A cette occasion, une conférence sur "la philanthropie à travers la volatilité des marchés financiers" fut donnée par le financier de renom Denis Durand, Associé principal chez Jarislowski Fraser et trés actif sur la scène caritative canadienne. Il est notamment VP du conseil et président du comité de vérification de Care Canada.
J'étais très heureux d'entendre son analyse des problématiques du monde de la philanthropie moderne. Je partage ses commentaires, et certains exemples qu'il relatait étaient du vécu pour moi dans mes expériences de philanthropie d'entreprise.
Voici quelques phrases tirées de sa conférence dont j'ai pris quelques notes:
- Si les analystes économiques soulignent bruyamment la fin de la récession, aucun ne s'avance à parler de reprise économique non plus.
- Dans un contexte ou les entreprises limitent les augmentations de salaires au minimum, il est difficile pour elles d'annoncer des dons philanthropiques. Les professionnels de la levée de fonds doivent en tenir compte.

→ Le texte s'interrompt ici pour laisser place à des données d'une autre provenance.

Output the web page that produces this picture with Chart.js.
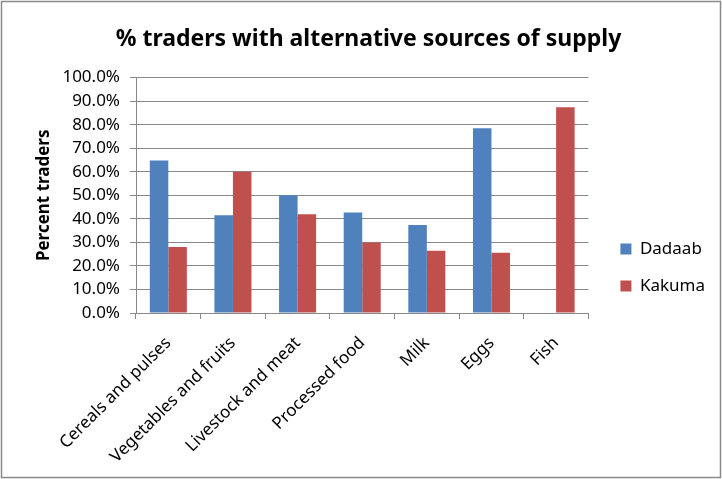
<!DOCTYPE html>
<html>
<head>
<meta charset="utf-8">
<script src="https://cdn.jsdelivr.net/npm/chart.js@4.4.1/dist/chart.umd.min.js"></script>
<style>
  body { margin: 0; background: #fff; }
  #wrap { width: 722px; height: 479px; position: relative; }
</style>
</head>
<body>
<div id="wrap"><canvas id="myChart" width="722" height="479"></canvas></div>
<script>
const categories = ['Cereals and pulses', 'Vegetables and fruits', 'Livestock and meat', 'Processed food', 'Milk', 'Eggs', 'Fish'];
const dadaab = [64.8, 41.5, 50.0, 42.7, 37.4, 78.5, 0];
const kakuma = [28.0, 60.0, 42.0, 30.0, 26.4, 25.6, 87.4];
const seriesNames = ['Dadaab', 'Kakuma'];

const fontFamily = '"Noto Sans", "Open Sans", sans-serif';
const gridColor = '#888888';

const framePlugin = {
  id: 'frame',
  beforeDraw(chart) {
    const ctx = chart.ctx;
    ctx.save();
    ctx.fillStyle = '#ffffff';
    ctx.fillRect(0, 0, chart.width, chart.height);
    ctx.strokeStyle = '#8a8a8a';
    ctx.lineWidth = 1.5;
    ctx.strokeRect(1.5, 1.5, chart.width - 3, chart.height - 3);
    ctx.restore();
  }
};

// nudge the legend box to where Excel puts it (right and a bit lower)
const legendNudge = {
  id: 'legendNudge',
  afterLayout(chart) {
    const lg = chart.legend;
    if (!lg) return;
    lg.left += 12;
    lg.right += 12;
    lg.top += 23;
    lg.bottom += 23;
  }
};

function initChart(target) {
  const data = {
    labels: categories,
    datasets: [{
      label: seriesNames[0],
      backgroundColor: '#4F81BD',
      data: dadaab
    }, {
      label: seriesNames[1],
      backgroundColor: '#C0504D',
      data: kakuma
    }]
  };

  const config = {
    type: 'bar',
    data: data,
    plugins: [framePlugin, legendNudge],
    options: {
      responsive: false,
      animation: false,
      categoryPercentage: 0.573,
      barPercentage: 1.0,
      layout: { padding: { left: 34, right: 19, top: 10, bottom: 0 } },
      plugins: {
        title: {
          display: true,
          text: '% traders with alternative sources of supply',
          color: '#000',
          font: { family: fontFamily, size: 23, weight: 'bold' },
          padding: { top: 16, bottom: 24 }
        },
        legend: {
          position: 'right',
          labels: {
            color: '#000',
            font: { family: fontFamily, size: 17 },
            boxWidth: 11,
            boxHeight: 11,
            padding: 20
          }
        },
        tooltip: { enabled: false }
      },
      scales: {
        x: {
          grid: {
            offset: true,
            drawOnChartArea: false,
            drawTicks: true,
            tickLength: 6,
            color: gridColor
          },
          border: { color: gridColor },
          ticks: {
            color: '#000',
            font: { family: fontFamily, size: 17 },
            minRotation: 45,
            maxRotation: 45,
            padding: 14
          },
          afterFit(scale) { scale.height = 479 - 313; }
        },
        y: {
          min: 0,
          max: 100,
          grid: {
            color: gridColor,
            tickLength: 6
          },
          border: { color: gridColor },
          ticks: {
            stepSize: 10,
            color: '#000',
            font: { family: fontFamily, size: 17 },
            padding: 10,
            callback: (v) => v.toFixed(1) + '%'
          },
          title: {
            display: true,
            text: 'Percent traders',
            color: '#000',
            font: { family: fontFamily, size: 17, weight: 'bold' },
            padding: { top: 0, bottom: 6 }
          },
          afterFit(scale) { scale.width = 136 - 34; }
        }
      }
    }
  };

  return new Chart(target, config);
}

document.addEventListener('DOMContentLoaded', () => {
  initChart(document.querySelector('#myChart'));
});
</script>
</body>
</html>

- La tendance est aux dons de plus petite taille, pour essayer de contenter le plus de monde possible.
- La récession a enseigné aux fondations d'éviter d'engager de trop larges parts de leurs subventions sur des plans quinquenaux, les privant ainsi de toute marge de manœuvre.
- En termes de dons, la rationalisation prévaut aussi; on va chercher à optimiser le pourcentage du don effectivement consacré à la cause. Si au moins 50% ne va pas à la cause, vous n'êtes pas crédibles. L'efficacité des sommes investies sera aussi analysée avec un oeil plus critique
- La visibilité du donateur est importante
- Les tournois de golf pour lever des fonds, mettons que ca commence à manquer sérieusement d'originalité...
- Ne pas solliciter tout le temps les mêmes grands donateurs qui vont se fatiguer et s'épuiser. Ne pas oublier non plus que ces donateurs font partie d'un cercle d'influence. Perdre la personnalité c'est aussi perdre son cercle d'influence.
- La professionnalisation de la philanthropie a du bon, elle permet notamment d'éviter ces écueils.
- Les dossiers de financements doivent être montés en gardant en mémoire que le directeur de campagne est une personne occupée, ne pas la surcharger: son implication n'est pas un emploi à temps plein.
- Cesser de faire jouer la corde sensible, mais démontrer la nécessité de la cause et de l'efficacité de l'organisme pour la mener à bien. Le grand donateur est tellement sollicité que la corde émotionelle ne fonctionne plus à la longue (tiens ca me rappelle mon discours sur le shockvertising...)
- Si vous avez l'idée (tellement originale) de faire un bal caritatif, assurez-vous de sa rentabilité par personne. L'annonce de dons majeurs à cette occasion ne doit pas faire partie du calcul du ROI du bal...
- Enfin ne pas proposer des opérations trop risquées ou impliquant une logistique trop lourde à gérer. Il évoque à ce sujet un drame personnel qu'il a vécu lors d'une ascension du Kilimandjaro pour Care Canada
En bref, il y a dans ce contenu de nombreuses évidences pour les professionnels de la philanthropie, mais ce discours méritait d'être répété, car il n'est pas encore intégré partout, et trop d'OSBL l'ignorent encore.
Ca fait du bien de constater que certains éléments que l'on répète à ses clients continuellement sont endossés, partagés, et diffusés par les membres les plus respectables et les plus influents de la profession. Ca n'est pas nouveau: il faut des prophètes pour évangéliser au marketing de la cause, et je suis heureux d'en avoir écouter un hier.